Navigating Multiple Offers on a Property
In competitive property markets, it is not unusual for a desirable home to attract more than one offer at the same time. When a vendor receives multiple offers, they enter what is commonly referred to as a multi-offer situation, and the rules of engagement change somewhat compared to a straightforward single-offer negotiation. Buyers who understand how this process typically unfolds are better placed to make considered decisions without being caught off guard by the pace or pressure of the situation.
How Multi-Offer Situations Work in New Zealand
When a vendor or their real estate agent becomes aware that more than one offer exists, they are required under the Real Estate Agents Act to disclose this to all offerors, though they are not permitted to reveal the specific terms of competing offers. Each buyer is then given the opportunity to revise or resubmit their offer before a specified deadline, at which point the vendor reviews all offers and either accepts one, counters one, or declines all of them.

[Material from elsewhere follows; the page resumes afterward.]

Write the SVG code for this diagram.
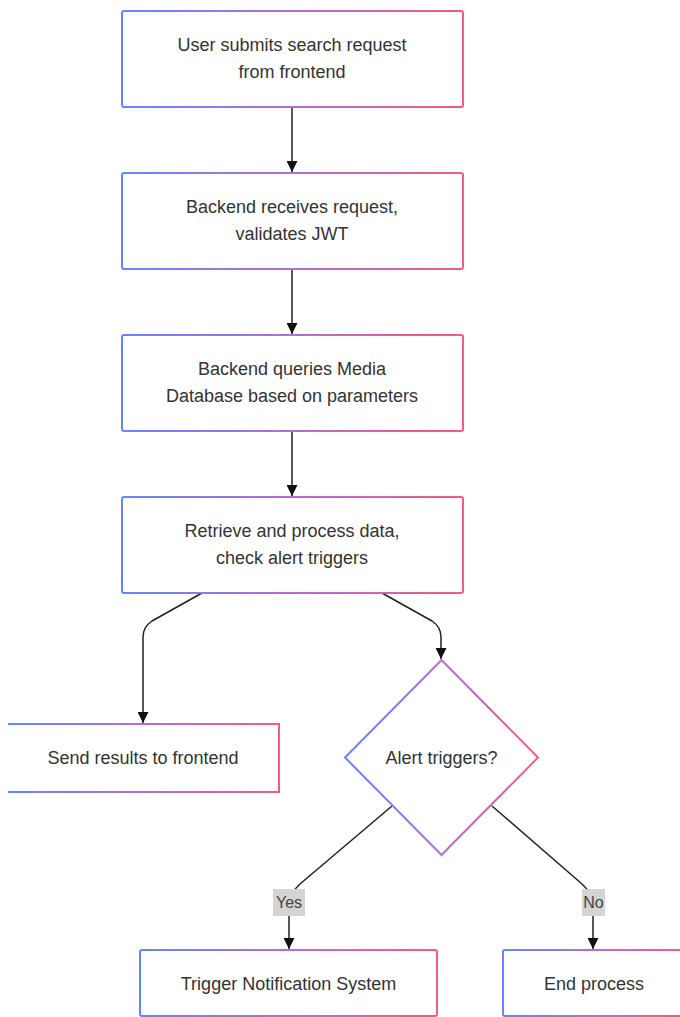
<svg xmlns="http://www.w3.org/2000/svg" width="680" height="1017" viewBox="0 0 680 1017">
<defs>
<linearGradient id="g" x1="0" y1="0" x2="1" y2="0">
<stop offset="0" stop-color="#6584ff"/>
<stop offset="0.5" stop-color="#b26fd2"/>
<stop offset="1" stop-color="#f55a82"/>
</linearGradient>
<marker id="arr" viewBox="0 0 10 10" refX="10" refY="5" markerWidth="11" markerHeight="11" markerUnits="userSpaceOnUse" orient="auto">
<path d="M0,0 L10,5 L0,10 z" fill="#111"/>
</marker>
</defs>
<style>
.box{fill:#fff;stroke:url(#g);stroke-width:2}
.t{font-family:"Liberation Sans",Arial,sans-serif;font-size:18px;fill:#333;text-anchor:middle}
.lt{font-family:"Liberation Sans",Arial,sans-serif;font-size:16px;fill:#444;text-anchor:middle}
.lbl{fill:#d4d4d4}
.c{fill:none;stroke:#222;stroke-width:1.5;marker-end:url(#arr)}
</style>
<rect width="680" height="1017" fill="#fff"/>
<g id="connectors">
<path class="c" d="M292,107 V172"/>
<path class="c" d="M292,269 V334"/>
<path class="c" d="M292,431 V496"/>
<path class="c" d="M202,593 L152,621 Q143,627 143,637 V723"/>
<path class="c" d="M382,593 L432,621 Q441,627 441,637 V659"/>
<path class="c" d="M392,806 L300,884 Q289,894 289,905 V949"/>
<path class="c" d="M492,806 L582,884 Q593,894 593,905 V949"/>
</g>
<g id="label-yes">
<rect class="lbl" x="273" y="889" width="32" height="27"/>
<text class="lt" x="289" y="908">Yes</text>
</g>
<g id="label-no">
<rect class="lbl" x="582" y="889" width="23" height="27"/>
<text class="lt" x="593.5" y="908">No</text>
</g>
<g id="n1">
<rect class="box" x="122" y="11" width="341" height="96" rx="2"/>
<text class="t" x="292" y="51">User submits search request</text>
<text class="t" x="292" y="78">from frontend</text>
</g>
<g id="n2">
<rect class="box" x="122" y="173" width="341" height="96" rx="2"/>
<text class="t" x="292" y="213">Backend receives request,</text>
<text class="t" x="292" y="240">validates JWT</text>
</g>
<g id="n3">
<rect class="box" x="122" y="335" width="341" height="96" rx="2"/>
<text class="t" x="292" y="375">Backend queries Media</text>
<text class="t" x="292" y="402">Database based on parameters</text>
</g>
<g id="n4">
<rect class="box" x="122" y="497" width="341" height="96" rx="2"/>
<text class="t" x="292" y="537">Retrieve and process data,</text>
<text class="t" x="292" y="564">check alert triggers</text>
</g>
<g id="n5">
<path class="box" d="M8,724 H279 V792 H8"/>
<text class="t" x="143" y="764">Send results to frontend</text>
</g>
<g id="n6">
<polygon class="box" points="441.5,660 538,757.5 441.5,855 345,757.5"/>
<text class="t" x="441.5" y="764">Alert triggers?</text>
</g>
<g id="n7">
<rect class="box" x="140" y="950" width="297" height="66" rx="2"/>
<text class="t" x="288.5" y="990">Trigger Notification System</text>
</g>
<g id="n8">
<rect class="box" x="503" y="950" width="182" height="66" rx="2"/>
<text class="t" x="594" y="990">End process</text>
</g>
</svg>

The disclosure rules exist to ensure fairness and transparency, but within those rules the process can still feel uncertain. You know other buyers are competing but not what they are offering. This is where having done your homework in advance - on your finance limit, your desired conditions, and the property's value - becomes critically important. Making a considered offer under time pressure is much easier when you have already thought through your position.
Offer Price and Conditions Under Pressure
In a multi-offer situation, buyers sometimes feel pressure to remove conditions or offer a higher price than they had originally intended. Both of these decisions deserve careful thought rather than an emotional reaction to competition. Removing a finance condition means you are committing to the purchase regardless of whether your lender approves the loan at that price, which is a significant risk unless your finance is already fully confirmed for that specific property.
On price, it is worth reflecting on what the property is genuinely worth to you and what you can comfortably afford, rather than simply trying to outbid competitors. Overpaying in a competitive moment can have long-term implications for your equity position and repayments. Having a clear ceiling based on your pre-approved lending amount and your own financial comfort is a useful anchor when emotions are running high.
Preparing Your Finance Before Competing
One of the most practical things you can do before entering a competitive property market is to get your finance as far advanced as possible. A fully documented pre-approval, where your income and financial position have been verified by a lender, gives you greater certainty about what you can borrow and allows you to act more confidently than a buyer whose approval is only indicative.
If you have also had a registered valuation completed on the specific property, or a comparable one nearby, you have an informed view of whether the price you are considering is supportable. This kind of preparation does not guarantee you will win a multi-offer situation, but it means your decisions are grounded in real information rather than guesswork in a pressured moment.
- Vendors must disclose that multiple offers exist but cannot reveal the specific terms of other offers
- Each buyer is given the chance to revise their offer before a vendor-set deadline
- Removing conditions under competitive pressure carries real risk - finance should be confirmed before doing so
- Having a clear, pre-established price ceiling helps prevent reactive overbidding
- A fully documented pre-approval provides more certainty than an indicative one when competing
Multi-offer situations reward preparation. At Chaperone, we encourage buyers to get their financing in order before they start making offers, so that when the pressure is on, they are making decisions based on clarity rather than urgency.